Use this to get unique and distinct permutations for ruby Arrays when Array#permutation.to_a.uniq
is not fast enough.
Normal permutations:
[0, 1, 2].permutation.to_a #=> [[0, 1, 2], [0, 2, 1], [1, 0, 2], [1, 2, 0], [2, 0, 1], [2, 1, 0]]
[0, 1, 2].permutation.to_a.size #=> 6
Distinct permutations:
[0, 0, 1].permutation.to_a.size #=> 6
[0, 0, 1].permutation.to_a.uniq.size #=> 3
Problem: Array#permutation
treats each 0
like a different object!
[0, 0, 1].permutation.to_a
# => [[0, 0, 1], [0, 1, 0], [0, 0, 1], [0, 1, 0], [1, 0, 0], [1, 0, 0]]
# There are 3 duplicates! ^1 ^2 ^3.
The same happens with strings or other objects.
However, the result we want is:
[0, 0, 1].permutation.to_a.uniq
# => [[0, 0, 1], [0, 1, 0], [1, 0, 0]]
But that can be very inefficient when the array size increases.
Instead you can use Array#distinct_permutation
:
require_relative 'distinct_permutation'
[0, 0, 1].distinct_permutation.to_a
# => [[0, 0, 1], [0, 1, 0], [1, 0, 0]] (order may vary)

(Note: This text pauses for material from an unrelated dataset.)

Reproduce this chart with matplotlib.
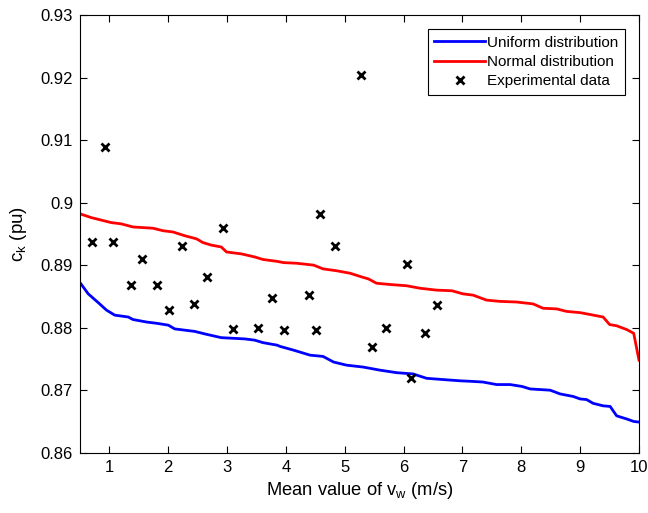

The uniqueness of objects is based on Object#object_id
, so order may vary from one Ruby implementation to another.
This is mainly a rewrite of this code from awesome site Rosetta Code.
Dynamic programming algorithm is based on "The Art of Computer Programming" by Donald Knuth.
- Benchmark different approaches and show the results here.
- Ask for advise, improvements, naming tips, nit-picks to more experienced Rubists.
- Make this a module?
- Decide to write this as a gem or not.